### Task to complete
Which lines fall between the line holding "What TikZ code" and the line holding "(0,0) rectangle (593,440);", inclusive? Retype them exactly, without the pictures, and add nothing else.

### Source code of charts
★ ★ ★ ★

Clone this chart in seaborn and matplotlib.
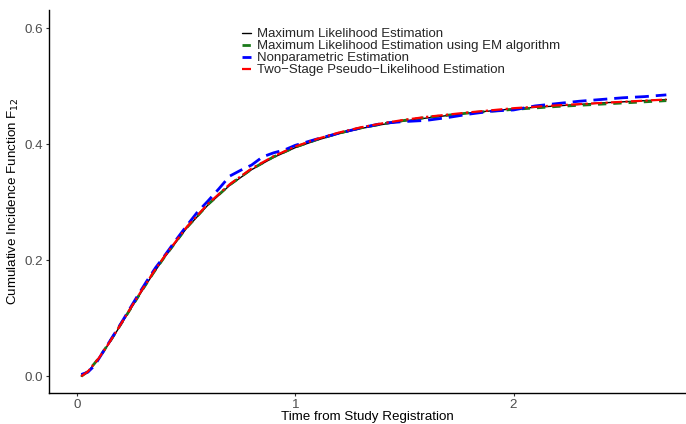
import numpy as np
import pandas as pd
import matplotlib
matplotlib.use("Agg")
import matplotlib.pyplot as plt
import seaborn as sns

# Smooth parametric estimates
time_grid = [0.02, 0.05, 0.1, 0.15, 0.2, 0.25, 0.3, 0.35, 0.4, 0.5, 0.6, 0.7, 0.8, 0.9, 1.0,
             1.1, 1.2, 1.3, 1.4, 1.5, 1.6, 1.8, 2.0, 2.2, 2.4, 2.6, 2.7]
mle_cif = [0.0, 0.008, 0.03, 0.058, 0.088, 0.118, 0.148, 0.177, 0.204, 0.254, 0.295, 0.329,
           0.356, 0.377, 0.394, 0.407, 0.418, 0.427, 0.434, 0.440, 0.445, 0.454, 0.461,
           0.466, 0.471, 0.475, 0.477]
em_cif = [0.0, 0.008, 0.031, 0.059, 0.089, 0.119, 0.149, 0.178, 0.205, 0.255, 0.296, 0.330,
          0.357, 0.378, 0.395, 0.408, 0.419, 0.428, 0.435, 0.441, 0.446, 0.454, 0.460,
          0.465, 0.469, 0.473, 0.475]
ts_cif = [0.0, 0.008, 0.031, 0.059, 0.089, 0.12, 0.15, 0.179, 0.206, 0.256, 0.297, 0.331,
          0.358, 0.379, 0.396, 0.409, 0.42, 0.429, 0.436, 0.442, 0.447, 0.455, 0.462,
          0.467, 0.471, 0.475, 0.477]

# Nonparametric estimate
np_time = [0.02, 0.05, 0.08, 0.12, 0.16, 0.2, 0.24, 0.28, 0.32, 0.36, 0.4, 0.45, 0.5, 0.55,
           0.6, 0.65, 0.7, 0.75, 0.8, 0.85, 0.9, 0.95, 1.0, 1.1, 1.2, 1.3, 1.4, 1.5, 1.6,
           1.7, 1.8, 1.9, 2.0, 2.1, 2.2, 2.3, 2.4, 2.5, 2.6, 2.7]
np_cif = [0.003, 0.007, 0.018, 0.042, 0.066, 0.09, 0.115, 0.14, 0.164, 0.187, 0.207, 0.233,
          0.258, 0.282, 0.302, 0.323, 0.345, 0.355, 0.364, 0.378, 0.385, 0.39, 0.398,
          0.409, 0.419, 0.428, 0.436, 0.439, 0.441, 0.446, 0.452, 0.457, 0.459, 0.466,
          0.47, 0.474, 0.477, 0.48, 0.482, 0.485]

sns.set_style("ticks")
plt.rcParams["font.family"] = ["Liberation Sans", "DejaVu Sans"]

fig = plt.figure(figsize=(6.86, 4.24), dpi=100)
ax = fig.add_axes([0.0714, 0.073, 0.9286, 0.903])

sns.lineplot(x=time_grid, y=mle_cif, ax=ax, color="black", linewidth=1.0,
             label="Maximum Likelihood Estimation")
sns.lineplot(x=time_grid, y=em_cif, ax=ax, color="#1a7a1a", linewidth=2.0,
             linestyle=(0, (3, 2.5)), label="Maximum Likelihood Estimation using EM algorithm")
sns.lineplot(x=np_time, y=np_cif, ax=ax, color="#0000ff", linewidth=2.0,
             linestyle=(0, (5, 2.5)), label="Nonparametric Estimation")
sns.lineplot(x=time_grid, y=ts_cif, ax=ax, color="#ff0000", linewidth=1.6,
             linestyle=(0, (5, 1.5, 1, 1.5)), label="Two\u2212Stage Pseudo\u2212Likelihood Estimation")

ax.set_xlim(-0.128, 2.79)
ax.set_ylim(-0.029, 0.631)
ax.set_xticks([0, 1, 2])
ax.set_xticklabels(["0", "1", "2"])
ax.set_yticks([0.0, 0.2, 0.4, 0.6])
ax.set_yticklabels(["0.0", "0.2", "0.4", "0.6"])
ax.tick_params(colors="#4d4d4d", labelsize=9.6, length=2.5, width=0.8, pad=1.5)
ax.tick_params(axis="both", color="#333333")
for s in ["left", "bottom"]:
    ax.spines[s].set_color("black")
    ax.spines[s].set_linewidth(1.0)
sns.despine(ax=ax)

ax.set_xlabel("Time from Study Registration", fontsize=9.6, color="black", labelpad=0)
ax.set_ylabel("Cumulative Incidence Function F$_{12}$", fontsize=9.6, color="black", labelpad=3)

leg = ax.legend(loc="upper left", bbox_to_anchor=(0.294, 0.967), frameon=False,
                fontsize=9.5, handlelength=0.7, handletextpad=0.5, labelspacing=-0.02,
                borderaxespad=0)

fig.savefig("out.png", dpi=100)
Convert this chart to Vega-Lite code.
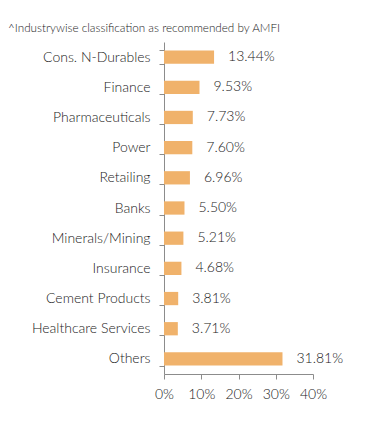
{
  "$schema": "https://vega.github.io/schema/vega-lite/v6.json",
  "width": 149,
  "height": 332,
  "autosize": {"type": "none"},
  "padding": {"left": 164, "top": 42, "right": 78, "bottom": 53},
  "background": "white",
  "title": {
    "text": "^Industrywise classification as recommended by AMFI",
    "anchor": "start",
    "frame": "group",
    "dx": -156,
    "dy": 4,
    "offset": 4,
    "fontSize": 11.7,
    "font": "Lato",
    "fontWeight": 300,
    "color": "#222222"
  },
  "data": {
    "values": [
      {"industry": "Cons. N-Durables", "pct": 13.44, "label": "13.44%"},
      {"industry": "Finance", "pct": 9.53, "label": "9.53%"},
      {"industry": "Pharmaceuticals", "pct": 7.73, "label": "7.73%"},
      {"industry": "Power", "pct": 7.60, "label": "7.60%"},
      {"industry": "Retailing", "pct": 6.96, "label": "6.96%"},
      {"industry": "Banks", "pct": 5.50, "label": "5.50%"},
      {"industry": "Minerals/Mining", "pct": 5.21, "label": "5.21%"},
      {"industry": "Insurance", "pct": 4.68, "label": "4.68%"},
      {"industry": "Cement Products", "pct": 3.81, "label": "3.81%"},
      {"industry": "Healthcare Services", "pct": 3.71, "label": "3.71%"},
      {"industry": "Others", "pct": 31.81, "label": "31.81%"}
    ]
  },
  "encoding": {
    "y": {
      "field": "industry",
      "type": "nominal",
      "sort": null,
      "scale": {"paddingInner": 0.56, "paddingOuter": 0.28},
      "axis": {
        "title": null,
        "tickBand": "extent",
        "domainColor": "#8c8c8c",
        "tickColor": "#8c8c8c",
        "tickSize": 5,
        "labelPadding": 9,
        "labelFont": "Lato",
        "labelFontWeight": 300,
        "labelFontSize": 14,
        "labelColor": "#222222"
      }
    },
    "x": {
      "field": "pct",
      "type": "quantitative",
      "scale": {"domain": [0, 40]},
      "axis": {
        "title": null,
        "values": [0, 10, 20, 30, 40],
        "labelExpr": "datum.value + '%'",
        "labelOverlap": false,
        "labelFlush": false,
        "grid": false,
        "domainColor": "#8c8c8c",
        "tickColor": "#8c8c8c",
        "tickSize": 5,
        "labelPadding": 8,
        "labelFont": "Lato",
        "labelFontWeight": 300,
        "labelFontSize": 14,
        "labelColor": "#222222"
      }
    }
  },
  "layer": [
    {"mark": {"type": "bar", "color": "#F0B26B"}},
    {
      "mark": {"type": "text", "align": "left", "dx": 14, "font": "Lato", "fontWeight": 300, "fontSize": 14, "color": "#222222"},
      "encoding": {"text": {"field": "label", "type": "nominal"}}
    }
  ],
  "config": {"view": {"stroke": null}}
}
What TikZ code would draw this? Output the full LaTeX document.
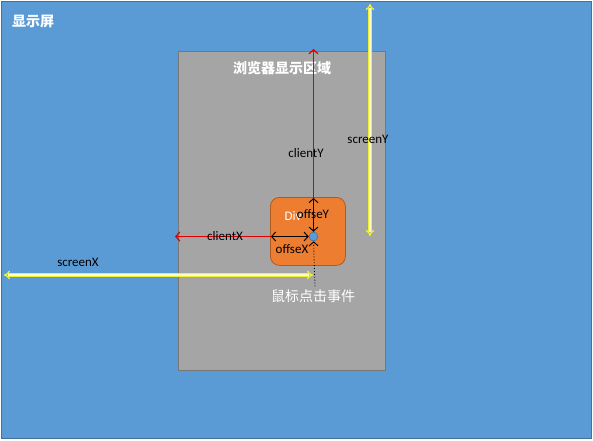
\documentclass[tikz,border=0pt]{standalone}
\usepackage{fontspec}
\setmainfont{Carlito}
\newfontfamily\cjk{Noto Sans CJK SC}
\usetikzlibrary{arrows.meta}
\definecolor{screenblue}{RGB}{91,155,213}
\definecolor{screenedge}{RGB}{65,113,156}
\definecolor{browsergray}{RGB}{165,165,165}
\definecolor{browseredge}{RGB}{120,120,120}
\definecolor{divorange}{RGB}{237,125,49}
\definecolor{divedge}{RGB}{174,90,33}
\definecolor{clientred}{RGB}{225,0,0}
\definecolor{screenyellow}{RGB}{240,240,50}
\begin{document}
\begin{tikzpicture}[x=1pt,y=-1pt,
    panel/.style={draw,line width=0.8pt,anchor=north west,inner sep=0pt},
    textlabel/.style={font=\fontsize{13}{15}\selectfont,text=black,inner sep=0pt},
    title/.style={font=\cjk\bfseries\fontsize{14}{16}\selectfont,text=white,inner sep=0pt},
    clientline/.style={draw=clientred,line width=1.2pt,-{Straight Barb[length=4pt,width=9pt]}},
    offsetline/.style={draw=black,line width=1pt,{Straight Barb[length=4pt,width=9pt]}-{Straight Barb[length=4pt,width=9pt]}},
    screenline/.style={draw=screenyellow,double=yellow!20!white,double distance=1.5pt,line width=1.3pt,{Implies}-{Implies}}]
    \useasboundingbox (0,0) rectangle (593,440);

    % screen and browser
    \node[panel,fill=screenblue,draw=screenedge,minimum width=590pt,minimum height=437pt] (screen) at (1,1) {};
    \node[title,anchor=west] (screenlabel) at (12,22) {显示屏};
    \node[panel,fill=browsergray,draw=browseredge,minimum width=207pt,minimum height=319pt] (browser) at (178,51) {};
    \node[title] (browserlabel) at (282,68) {浏览器显示区域};

    % the div and the click point
    \node[panel,fill=divorange,draw=divedge,rounded corners=9pt,minimum width=75pt,minimum height=68pt] (div) at (270,197) {};
    \node[font=\fontsize{13}{15}\selectfont,text=white,inner sep=0pt] (divlabel) at (293,216) {Div};
    \node[circle,fill=screenblue,draw=screenedge,line width=0.6pt,minimum size=9pt,inner sep=0pt] (dot) at (313.5,236.5) {};

    % screen
    \coordinate (screenYtop) at (370,4);
    \coordinate (screenYbottom) at (370,236);
    \coordinate (screenXleft) at (4,275);
    \coordinate (screenXright) at (313,275);
    \draw[screenline] (screenYtop) -- (screenYbottom);
    \draw[screenline] (screenXleft) -- (screenXright);
    \node[textlabel] (screenYlabel) at (368,139) {screenY};
    \node[textlabel] (screenXlabel) at (78,262) {screenX};

    % click event
    \node[font=\cjk\fontsize{14}{16}\selectfont,text=white,inner sep=0pt] (clicklabel) at (313,296) {鼠标点击事件};
    \draw[black,line width=0.9pt,dotted,-{Straight Barb[length=4pt,width=9pt]}] ([xshift=2pt,yshift=3pt]clicklabel.north) -- (dot.south);

    % client
    \coordinate (clienttop) at (313.5,49);
    \coordinate (clientleft) at (175,236.5);
    \draw[clientline] (dot.west) -- (clientleft);
    \draw[clientline] (dot.north) -- (clienttop);
    \node[textlabel] (clientXlabel) at (225,236) {clientX};
    \node[textlabel] (clientYlabel) at (306,153) {clientY};

    % offset
    \coordinate (divtop) at (313.5,198);
    \coordinate (divleft) at (271,236.5);
    \draw[offsetline] (divtop) -- (dot.north);
    \draw[offsetline] (divleft) -- (dot.west);
    \node[textlabel] (offseYlabel) at (313,214) {offseY};
    \node[textlabel] (offseXlabel) at (292,249) {offseX};
\end{tikzpicture}
\end{document}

★ ★ ★ ★

### Solution
What TikZ code would draw this? Output the full LaTeX document.
\documentclass[tikz,border=0pt]{standalone}
\usepackage{fontspec}
\setmainfont{Carlito}
\newfontfamily\cjk{Noto Sans CJK SC}
\usetikzlibrary{arrows.meta}
\definecolor{screenblue}{RGB}{91,155,213}
\definecolor{screenedge}{RGB}{65,113,156}
\definecolor{browsergray}{RGB}{165,165,165}
\definecolor{browseredge}{RGB}{120,120,120}
\definecolor{divorange}{RGB}{237,125,49}
\definecolor{divedge}{RGB}{174,90,33}
\definecolor{clientred}{RGB}{225,0,0}
\definecolor{screenyellow}{RGB}{240,240,50}
\begin{document}
\begin{tikzpicture}[x=1pt,y=-1pt,
    panel/.style={draw,line width=0.8pt,anchor=north west,inner sep=0pt},
    textlabel/.style={font=\fontsize{13}{15}\selectfont,text=black,inner sep=0pt},
    title/.style={font=\cjk\bfseries\fontsize{14}{16}\selectfont,text=white,inner sep=0pt},
    clientline/.style={draw=clientred,line width=1.2pt,-{Straight Barb[length=4pt,width=9pt]}},
    offsetline/.style={draw=black,line width=1pt,{Straight Barb[length=4pt,width=9pt]}-{Straight Barb[length=4pt,width=9pt]}},
    screenline/.style={draw=screenyellow,double=yellow!20!white,double distance=1.5pt,line width=1.3pt,{Implies}-{Implies}}]
    \useasboundingbox (0,0) rectangle (593,440);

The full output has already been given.